The Museum of Jewish Heritage: A Living Memorial to the Holocaust in New York City revealed a shofar that was hidden and blown in the Auschwitz concentration camp 75 years ago, Sept. 23, 2019. Credit: Museum of Jewish Heritage via Instagram.
The Museum of Jewish Heritage: A Living Memorial to the Holocaust in New York City revealed a shofar that was hidden and blown in the Auschwitz concentration camp 75 years ago, Sept. 23, 2019. Credit: Museum of Jewish Heritage via Instagram.

The Museum of Jewish Heritage: A Living Memorial to the Holocaust in New York City revealed on Monday a shofar that was hidden and blown in the Auschwitz concentration camp 75 years ago and never shown to the public before.

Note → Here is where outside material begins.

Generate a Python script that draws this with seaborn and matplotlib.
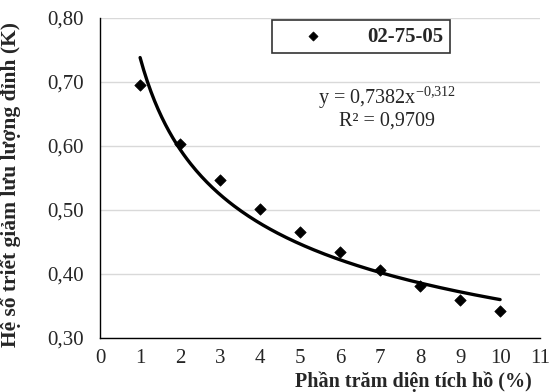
import numpy as np
import pandas as pd
import matplotlib
matplotlib.use("Agg")
import matplotlib.pyplot as plt
import seaborn as sns

# data
pct_area = [1, 2, 3, 4, 5, 6, 7, 8, 9, 10]
k_values = [0.695, 0.603, 0.547, 0.502, 0.465, 0.435, 0.406, 0.381, 0.360, 0.342]
series_name = "02-75-05"

# power trendline as printed on the chart
coef_a = 0.7382
coef_b = -0.312
r2 = 0.9709

x_ticks = list(range(0, 12))
y_ticks = [0.30, 0.40, 0.50, 0.60, 0.70, 0.80]
y_tick_labels = ["0,30", "0,40", "0,50", "0,60", "0,70", "0,80"]

sns.set_style("white")
plt.rcParams["font.family"] = ["Liberation Serif", "DejaVu Serif"]
plt.rcParams["mathtext.fontset"] = "custom"
plt.rcParams["mathtext.rm"] = "Liberation Serif"
plt.rcParams["axes.unicode_minus"] = False

df = pd.DataFrame({"x": pct_area, "k": k_values})
x_fit = np.linspace(min(pct_area), max(pct_area), 200)
fit_df = pd.DataFrame({"x": x_fit, "k": coef_a * x_fit ** coef_b})

fig = plt.figure(figsize=(5.5, 3.92), dpi=100)
ax = fig.add_axes([0.182, 0.138, 0.800, 0.816])

ax.grid(axis="y", color="#d9d9d9", linewidth=1)
ax.set_axisbelow(True)
sns.lineplot(data=fit_df, x="x", y="k", ax=ax, color="black", linewidth=2.4, legend=False)
sns.scatterplot(data=df, x="x", y="k", ax=ax, marker="D", color="black", s=34,
                edgecolor="black", label=series_name, zorder=3)

ax.set_xlim(0, 11)
ax.set_ylim(0.30, 0.80)
ax.set_xticks(x_ticks)
ax.set_xticklabels([str(t) for t in x_ticks])
ax.set_yticks(y_ticks)
ax.set_yticklabels(y_tick_labels)
ax.tick_params(axis="both", labelsize=15, length=5, width=1, direction="out", color="black")
ax.tick_params(axis="y", pad=7)
ax.tick_params(axis="x", pad=3)

for side in ["top", "right"]:
    ax.spines[side].set_visible(False)
for side in ["left", "bottom"]:
    ax.spines[side].set_color("black")
    ax.spines[side].set_linewidth(1)

ax.set_ylabel("Hệ số triết giảm lưu lượng đỉnh (K)", fontsize=15.5, fontweight="bold")
ax.yaxis.set_label_coords(-0.18, 0.48)
ax.set_xlabel("")
fig.text(0.751, 0.025, "Phần trăm diện tích hồ (%)", fontsize=14.5, fontweight="bold",
         ha="center", va="center")

eq_text = r"y = 0,7382x$^{\mathregular{-0{,}312}}$" + "\nR² = " + f"{r2}".replace(".", ",")
ax.text(0.652, 0.72, eq_text, transform=ax.transAxes, fontsize=14.5,
        ha="center", va="center", linespacing=1.05)

leg = ax.legend(loc="upper left", bbox_to_anchor=(0.39, 0.993), frameon=True, fancybox=False,
                edgecolor="black", prop={"weight": "bold", "size": 15}, markerscale=0.8,
                handletextpad=0.9, borderpad=0.3, handlelength=3.4, borderaxespad=0)
leg.get_frame().set_linewidth(1.2)

fig.savefig("out.png", dpi=100)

The ram’s horn, which is blown during Jewish High Holiday services, will be on display as part of the museum’s traveling exhibit, “Auschwitz. Not long ago. Not far away.”

According to the museum, Chaskel Tydor, a longtime prisoner at Auschwitz responsible for organizing work details at one of the more than 40 Auschwitz subcamps, arranged for a group of prisoners to work far from the center of the camp during Rosh Hashanah in 1944 so they could pray privately, and so that the sound of the shofar would be heard without attracting unwanted attention.

In January 1945, the Germans forced prisoners on the infamous death march, and a fellow prisoner asked Tydor to safeguard the shofar, saying, “I’m going to die on this march. If you live, take this shofar. Tell them we blew the shofar at Auschwitz.”

Tydor survived the Holocaust and took the shofar with him to Israel and then America.

His daughter, Judith Tydor Baumel-Schwartz, who directs Holocaust research at Bar-Ilan University in Ramat Gan, Israel, spoke at the artifact’s unveiling, saying she was loaning the shofar to show the great lengths that imprisoned Jews went to practice their religion during the Holocaust.

“One thing I know from all the thousands of survivors I interviewed, it’s that the impossible was possible, both the bad and the good,” she said.

The exhibit “Auschwitz. Not long ago. Not far away” is on view until Jan. 3, 2020.